Simran Jeet Singh, a professor of religion, also observed how many students in and outside of his classroom were affected by the ban. Singh has since been vocal about his desire to help those affected.
“Either the students are personally affected, or their families are abroad at one of these several countries. I’ve heard from a number of students who have had to change their travel plans because they don’t know if they would be let back in once they leave,” Singh said.
He has also felt the impact of the ban within his own classroom during discussions.
“We’ve been talking about these issues in my classes a lot lately, and I think that it’s changed my class structure quite a bit. You can’t teach Islam today without talking about this stuff,” Singh said.
The Trinity community has also found ways to extend their support directly from campus. During Nacho Hour on Feb. 1st, students wrote notes of support on index cards that will be delivered to local mosques; Singh was responsible for organizing the event.
“I just thought it would be powerful to think of something actionable, something that people could do to be positive during this time,” said Singh.
Some students have found other ways to get connected to current events and stay involved in rising issues. Samman is the co-founder of the International Humanitarian Crisis Initiative, which raises money for refugees, and Farner is a member of the LGBT organization on campus, PRIDE.
“I think that it really helps to find one cause that you’re really passionate about. Find one thing to focus on so that you don’t feel overwhelmed by the amount of organizations and opportunities that are out there,” Pride said.
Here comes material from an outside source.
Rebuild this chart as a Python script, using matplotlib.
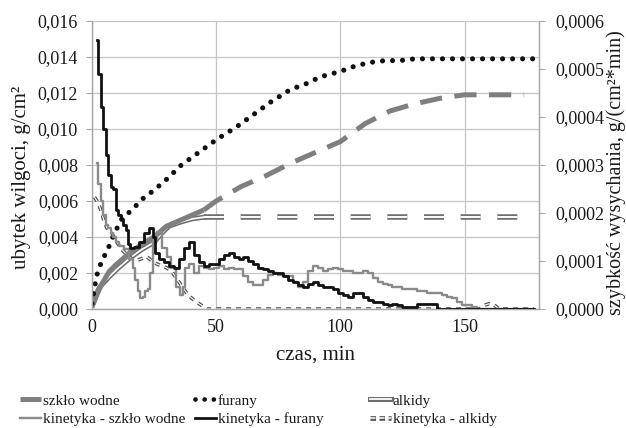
import numpy as np
import matplotlib
matplotlib.use("Agg")
import matplotlib.pyplot as plt
from matplotlib.lines import Line2D
from matplotlib.ticker import FuncFormatter

plt.rcParams['font.family'] = ['Liberation Serif', 'DejaVu Serif']
plt.rcParams['lines.scale_dashes'] = False

# ---------------- data ----------------
# cumulative moisture loss, g/cm2 (left axis)
szklo_t = [0, 2, 4, 7, 10, 15, 20, 25, 30, 35, 40, 45, 50, 55, 60, 70, 80, 90,
           100, 105, 110, 120, 130, 140, 150, 160, 174]
szklo_v = [0.0001, 0.0008, 0.0014, 0.0021, 0.0025, 0.0031, 0.0036, 0.0040, 0.0046,
           0.0049, 0.0052, 0.0055, 0.0060, 0.0064, 0.0068, 0.0074, 0.0081, 0.0087,
           0.0093, 0.0098, 0.0103, 0.0110, 0.0114, 0.0117, 0.0119, 0.0119, 0.0119]

furany_t = [0, 1, 2, 4, 6, 9, 12, 16, 21, 25, 30, 36, 42, 50, 58, 65, 72, 80, 86,
            92, 100, 106, 112, 118, 124, 130, 137, 150, 165, 179]
furany_v = [0.0003, 0.0012, 0.0019, 0.0027, 0.0032, 0.0042, 0.0050, 0.0055, 0.0062,
            0.0066, 0.0072, 0.0080, 0.0086, 0.0094, 0.0101, 0.0108, 0.0115, 0.0122,
            0.0125, 0.0129, 0.0132, 0.0135, 0.0137, 0.0138, 0.0138, 0.0139, 0.0139,
            0.0139, 0.0139, 0.0139]

alkidy_t = [0, 1, 2, 3, 5, 7, 10, 15, 20, 25, 28, 31, 35, 40, 45, 60, 80, 100,
            120, 140, 160, 178]
alkidy_v = [0.0002, 0.0005, 0.0009, 0.0012, 0.0015, 0.0018, 0.0022, 0.0028, 0.0033,
            0.0037, 0.0042, 0.0046, 0.0048, 0.0050, 0.0051, 0.0051, 0.0051, 0.0051,
            0.0051, 0.0051, 0.0051, 0.0051]

# drying rate, g/(cm2*min) (right axis), values in 1e-5 units
kin_szklo_t = [2, 3, 4, 5, 6, 7, 8, 9, 10, 12, 14, 16, 17, 18, 19, 20, 21, 22, 23,
               24, 25, 27, 29, 31, 33, 35, 36, 37, 38, 40, 42, 44, 46, 48, 50, 52,
               54, 56, 58, 60, 62, 64, 66, 68, 70, 72, 74, 76, 78, 80, 82, 84, 86,
               88, 90, 92, 94, 96, 98, 100, 102, 104, 106, 108, 110, 112, 114, 116,
               118, 120, 122, 124, 126, 128, 130, 132, 134, 136, 138, 140, 142, 144,
               146, 148, 150, 152, 154, 156, 165, 178]
kin_szklo_v = [30.4, 26, 22.5, 19.5, 17.6, 16.9, 15.8, 15, 13.9, 13.1, 12.4, 10.5,
               8.6, 6, 3.8, 2.3, 2.6, 3.8, 4.1, 7.5, 14.3, 16.1, 12.8, 10.9, 8.6, 4.5,
               3, 4.5, 8.6, 9.4, 7.5, 9, 8.6, 8.3, 8.6, 9, 8.3, 8.6, 8.3, 8.3, 6.8,
               5.6, 4.9, 4.9, 6, 7.1, 7.5, 7.1, 6.8, 6.8, 5.6, 4.5, 5.6, 7.9, 9, 8.6,
               7.9, 8.3, 8.6, 8.3, 7.9, 7.9, 7.5, 7.5, 7.9, 7.5, 6.4, 5.6, 5.3, 4.9,
               4.5, 4.5, 4.1, 4.1, 4.1, 3.8, 3.8, 3.4, 3.4, 3.4, 3, 2.6, 2.3, 1.5,
               0.8, 0.8, 0.4, 0, 0, 0]

kin_furany_t = [2, 3, 4, 5, 6, 7, 8, 9, 10, 11, 12, 13, 14, 15, 16, 18, 20, 22, 24,
                25, 26, 28, 30, 32, 34, 36, 38, 40, 42, 44, 46, 48, 50, 52, 54, 56,
                58, 60, 62, 64, 66, 68, 70, 72, 74, 76, 78, 80, 82, 84, 86, 88, 90,
                92, 94, 96, 98, 100, 102, 104, 106, 108, 110, 112, 114, 116, 118,
                120, 122, 124, 126, 128, 130, 132, 134, 136, 138, 140, 150, 160, 170,
                178]
kin_furany_v = [56, 49, 42, 37.5, 32, 28, 25.5, 25, 20.6, 19.5, 18.8, 17.6, 16.5,
                13.5, 12.8, 13, 14, 15.8, 16.9, 15, 11.6, 10.5, 9.8, 9, 8.6, 10.5,
                12.8, 13.9, 11.3, 9.8, 9, 9.4, 9.4, 10.5, 11.3, 11.6, 10.9, 10.5,
                10.9, 10.1, 9.4, 8.6, 8.3, 7.9, 7.5, 7.5, 6.8, 6, 5.6, 4.9, 4.5, 5.3,
                5.6, 4.9, 4.5, 4.5, 4.1, 3.4, 3, 2.6, 3.4, 3.4, 2.6, 1.9, 1.5, 1.5,
                1.1, 0.8, 1.1, 0.8, 0.4, 0.4, 0.4, 1.1, 1.1, 1.1, 1.1, 0, 0, 0, 0, 0]

kin_alkidy_t = [1, 2, 3, 4, 5, 6, 8, 10, 12, 14, 16, 18, 20, 22, 24, 26, 28, 30, 32,
                34, 36, 38, 40, 42, 44, 46, 60, 80, 100, 120, 140, 156, 158, 160,
                162, 164, 178]
kin_alkidy_v = [23.3, 22.5, 21.4, 19.9, 18, 16.9, 15.8, 13.9, 12.4, 11.3, 10.5, 10.1,
                10.5, 10.9, 10.1, 9.4, 9, 8.6, 7.9, 6.4, 4.9, 3.4, 2.3, 1.5, 0.8, 0,
                0, 0, 0, 0, 0, 0, 0.8, 1.1, 0.8, 0, 0]

x_ticks = [0, 50, 100, 150]
left_ticks = [0.000, 0.002, 0.004, 0.006, 0.008, 0.010, 0.012, 0.014, 0.016]
right_ticks = [0.0, 0.0001, 0.0002, 0.0003, 0.0004, 0.0005, 0.0006]
labels = ["szkło wodne", "furany", "alkidy",
          "kinetyka - szkło wodne", "kinetyka - furany", "kinetyka - alkidy"]

# ---------------- styles ----------------
TXT = '#1a1a1a'
GRAY_THICK = '#7f7f7f'
GRAY_THIN = '#8a8a8a'
DBL_OUT = '#6e6e6e'
BLACK = '#111111'
SPLIT = 45

W, H = 626, 428
fig = plt.figure(figsize=(W / 100, H / 100), dpi=100)
L, R, T, B = 92, 539, 21, 309
ax = fig.add_axes([L / W, 1 - B / H, (R - L) / W, (B - T) / H])
ax2 = ax.twinx()

ax.set_xlim(0, 180)
ax.set_ylim(0, 0.016)
ax2.set_ylim(0, 0.0006)

ax.set_xticks(x_ticks)
ax.set_yticks(left_ticks)
ax2.set_yticks(right_ticks)
ax.yaxis.set_major_formatter(FuncFormatter(lambda v, p: f"{v:.3f}".replace('.', ',')))
ax2.yaxis.set_major_formatter(FuncFormatter(lambda v, p: f"{v:.4f}".replace('.', ',')))
ax.xaxis.set_major_formatter(FuncFormatter(lambda v, p: f"{v:.0f}"))

ax.grid(True, color='#c6c6c6', lw=0.9)
ax.set_axisbelow(True)
for a in (ax, ax2):
    for s in a.spines.values():
        s.set_color('#a8a8a8')
        s.set_linewidth(0.9)
    a.spines['top'].set_visible(False)
ax.tick_params(axis='both', colors='#a8a8a8', labelcolor=TXT, labelsize=13,
               length=4, width=0.8)
ax.tick_params(axis='y', pad=6)
ax.tick_params(axis='x', length=0, pad=7)
ax2.tick_params(axis='y', colors='#a8a8a8', labelcolor=TXT, labelsize=13,
                length=4, width=0.8, pad=8)


def split(t, v, solid=True):
    t = np.asarray(t, float)
    v = np.asarray(v, float)
    m = t <= SPLIT if solid else t >= SPLIT
    return t[m], v[m]


# alkidy: double line
ts, vs = split(alkidy_t, alkidy_v, True)
ax.plot(ts, vs, color=DBL_OUT, lw=3.6, zorder=3)
ax.plot(ts, vs, color='white', lw=1.3, zorder=3)
ts, vs = split(alkidy_t, alkidy_v, False)
ax.plot(ts, vs, color=DBL_OUT, lw=4.0, ls=(0, (14.4, 12)), zorder=3)
ax.plot(ts, vs, color='white', lw=1.4, ls=(0, (14.4, 12)), zorder=3)

# szkło wodne: thick gray (solid early, long dashes later)
ts, vs = split(szklo_t, szklo_v, True)
ax.plot(ts, vs, color=GRAY_THICK, lw=3.6, solid_capstyle='butt', zorder=3)
ts, vs = split(szklo_t, szklo_v, False)
ax.plot(ts, vs, color=GRAY_THICK, lw=3.6, ls=(0, (16, 9)), dash_capstyle='butt',
        zorder=3)

# furany: round dots
ax.plot(furany_t, furany_v, color=BLACK, lw=3.7, ls=(0, (0.01, 7.2)),
        dash_capstyle='round', zorder=4)

# kinetics on right axis
scale = 1e-5
ax2.plot(kin_alkidy_t, np.asarray(kin_alkidy_v) * scale, color='#555555', lw=2.6,
         ls=(0, (3.6, 3.6)), zorder=2)
ax2.plot(kin_alkidy_t, np.asarray(kin_alkidy_v) * scale, color='white', lw=0.8,
         ls=(0, (3.6, 3.6)), zorder=2)
ax2.plot(kin_szklo_t, np.asarray(kin_szklo_v) * scale, color=GRAY_THIN, lw=1.7,
         drawstyle='steps-mid', zorder=3)
ax2.plot(kin_furany_t, np.asarray(kin_furany_v) * scale, color=BLACK, lw=2.0,
         drawstyle='steps-mid', zorder=4)

# axis labels
fig.text(315 / W, 1 - 355 / H, "czas, min", ha='center', va='center', fontsize=15,
         color=TXT)
fig.text(22 / W, 1 - 177 / H, "ubytek wilgoci, g/cm²", ha='center', va='center',
         rotation=90, fontsize=15, color=TXT)
fig.text(616 / W, 1 - 173 / H, "szybkość wysychania, g/(cm²*min)", ha='center',
         va='center', rotation=90, fontsize=14.5, color=TXT)

# legend (three columns)
h_szklo = Line2D([], [], color=GRAY_THICK, lw=3.6, solid_capstyle='butt')
h_furany = Line2D([], [], color=BLACK, lw=3.4, ls=(0, (0.01, 6.6)),
                  dash_capstyle='round')
h_alkidy = (Line2D([], [], color=DBL_OUT, lw=3.6), Line2D([], [], color='white', lw=1.3))
h_kszklo = Line2D([], [], color=GRAY_THIN, lw=1.7)
h_kfurany = Line2D([], [], color=BLACK, lw=2.0)
h_kalkidy = (Line2D([], [], color='#555555', lw=3.4, ls=(0, (4, 2.5))),
             Line2D([], [], color='white', lw=1.1, ls=(0, (4, 2.5))))

cols = [([h_szklo, h_kszklo], [labels[0], labels[3]], 20),
        ([h_furany, h_kfurany], [labels[1], labels[4]], 195),
        ([h_alkidy, h_kalkidy], [labels[2], labels[5]], 370)]
for hs, ls_, x0 in cols:
    fig.legend(hs, ls_, loc='upper left', bbox_to_anchor=(x0 / W, 1 - 394 / H),
               frameon=False, fontsize=11, handlelength=1.4, handletextpad=0.1,
               borderpad=0, borderaxespad=0, labelspacing=0.3,
               labelcolor=TXT)

fig.savefig("out.png", dpi=100)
Regardless of what you choose to support, it’s important to remember that at the end of the day, we are all members of one unique community, and our actions can have great impacts on the opportunities available to others.
“What I’d really like for Trinity students to think about is how they can guard themselves from falling into the trap of dehumanizing other people. There are different ways to do that, but it takes conscious effort to not fall into that trap, so I’m very hopeful that people are thoughtful and aware of that,” Singh said.